Van Lancker Sidtis, Diana; Rogers, Tiffany; Godier, Violette; Tagliati, Michele; Sidtis, John J.
October 2010
Journal of Speech, Language & Hearing Research;Oct2010, Vol. 53 Issue 5, p1167
Academic Journal
Purpose: Speaking, which naturally occurs in different modes or "tasks" such as conversation and repetition, relies on intact basal ganglia nuclei. Recent studies suggest that voice and fluency parameters are differentially affected by speech task. In this study, the authors examine the effects of subcortical functionality on voice and fluency, comparing measures obtained from spontaneous and matched repeated speech samples.

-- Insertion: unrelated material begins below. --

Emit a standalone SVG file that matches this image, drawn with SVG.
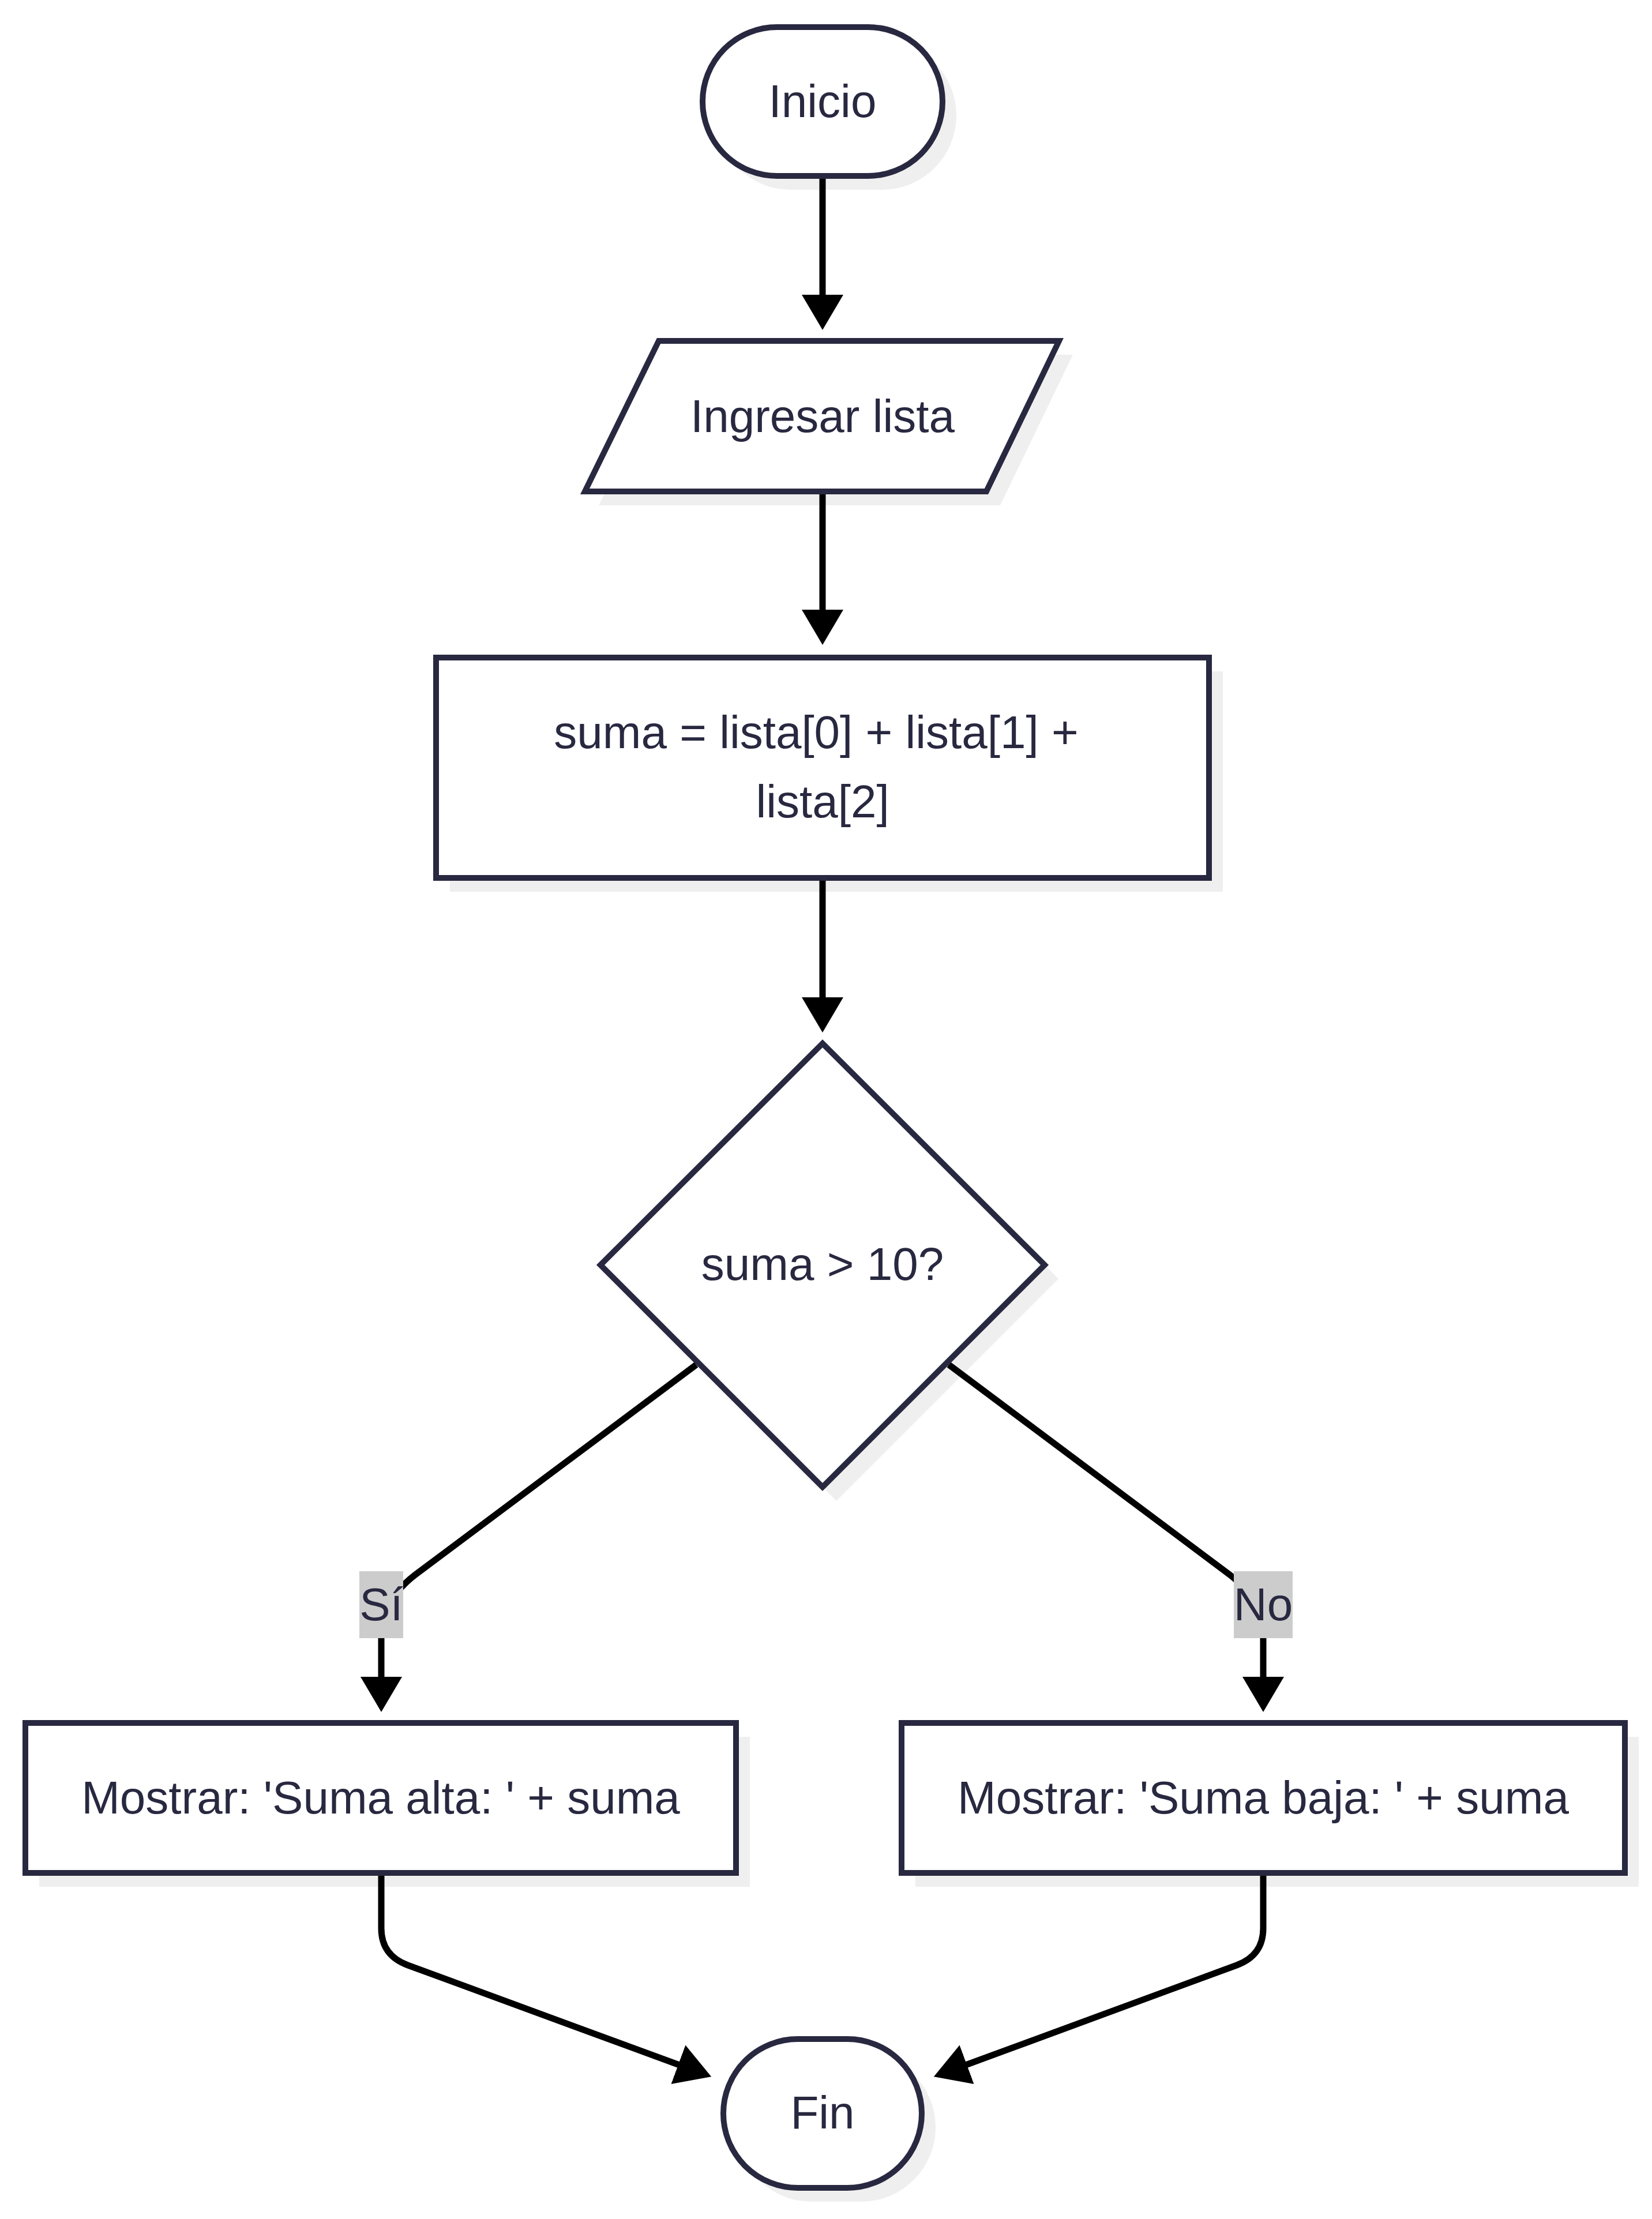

Method: Subjects with Parkinson's disease who were being treated with bilateral deep brain stimulation (DBS) of the subthalamic nuclei were tested with stimulators ON and OFF. Results: The study found that a voice measure, harmonic to noise ratio, is improved in repetition and in the DBS-ON condition and that dysfluencies are more plentiful in conversation with little or variable influence of DBS condition. Conclusions: These findings suggest that voice and fluency are differentially affected by DBS treatment and that task conditions, interacting with subcortical functionality, influence motor speech performance.